◆ Problem requirements
Using the records that appear below, write out exactly the lines from the one with "Emit a Python" through the one with "edge = '#3B639A'", keeping both end lines.

◆ Rows
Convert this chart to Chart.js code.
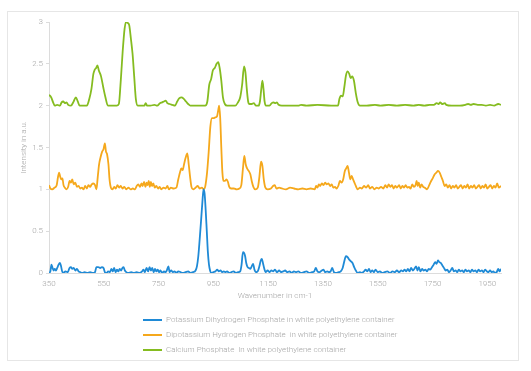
--
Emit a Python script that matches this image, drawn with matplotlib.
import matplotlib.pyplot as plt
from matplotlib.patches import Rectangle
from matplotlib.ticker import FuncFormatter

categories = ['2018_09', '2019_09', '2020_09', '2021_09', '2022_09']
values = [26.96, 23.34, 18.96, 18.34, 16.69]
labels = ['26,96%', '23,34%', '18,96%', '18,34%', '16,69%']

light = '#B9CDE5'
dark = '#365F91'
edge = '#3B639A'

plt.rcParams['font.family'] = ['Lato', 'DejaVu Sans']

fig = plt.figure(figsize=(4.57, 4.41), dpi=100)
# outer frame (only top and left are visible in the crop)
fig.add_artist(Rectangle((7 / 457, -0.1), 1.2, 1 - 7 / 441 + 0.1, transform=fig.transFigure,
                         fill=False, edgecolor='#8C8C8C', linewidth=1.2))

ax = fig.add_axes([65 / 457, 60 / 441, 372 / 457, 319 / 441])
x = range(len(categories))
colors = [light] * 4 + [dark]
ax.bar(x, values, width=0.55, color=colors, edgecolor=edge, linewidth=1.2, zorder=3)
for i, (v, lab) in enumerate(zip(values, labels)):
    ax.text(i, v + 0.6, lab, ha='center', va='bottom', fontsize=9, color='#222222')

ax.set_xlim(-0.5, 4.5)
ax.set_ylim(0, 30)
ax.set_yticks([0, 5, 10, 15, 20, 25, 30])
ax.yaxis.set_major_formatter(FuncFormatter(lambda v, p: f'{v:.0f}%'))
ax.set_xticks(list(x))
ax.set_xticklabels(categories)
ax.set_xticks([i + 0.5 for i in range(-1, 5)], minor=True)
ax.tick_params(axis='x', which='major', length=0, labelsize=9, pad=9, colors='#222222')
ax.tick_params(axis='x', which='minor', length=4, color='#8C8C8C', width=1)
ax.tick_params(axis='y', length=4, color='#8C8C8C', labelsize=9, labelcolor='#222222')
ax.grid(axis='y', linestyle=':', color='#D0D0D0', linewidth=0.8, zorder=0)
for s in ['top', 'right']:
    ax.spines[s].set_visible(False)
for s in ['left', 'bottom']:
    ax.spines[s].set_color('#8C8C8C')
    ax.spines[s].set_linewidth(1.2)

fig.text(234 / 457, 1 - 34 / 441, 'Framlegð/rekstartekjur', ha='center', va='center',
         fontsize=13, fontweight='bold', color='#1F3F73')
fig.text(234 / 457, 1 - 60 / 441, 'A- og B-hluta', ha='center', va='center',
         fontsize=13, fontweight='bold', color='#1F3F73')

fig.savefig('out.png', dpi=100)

◆ Correct response
Emit a Python script that matches this image, drawn with matplotlib.
import matplotlib.pyplot as plt
from matplotlib.patches import Rectangle
from matplotlib.ticker import FuncFormatter

categories = ['2018_09', '2019_09', '2020_09', '2021_09', '2022_09']
values = [26.96, 23.34, 18.96, 18.34, 16.69]
labels = ['26,96%', '23,34%', '18,96%', '18,34%', '16,69%']

light = '#B9CDE5'
dark = '#365F91'
edge = '#3B639A'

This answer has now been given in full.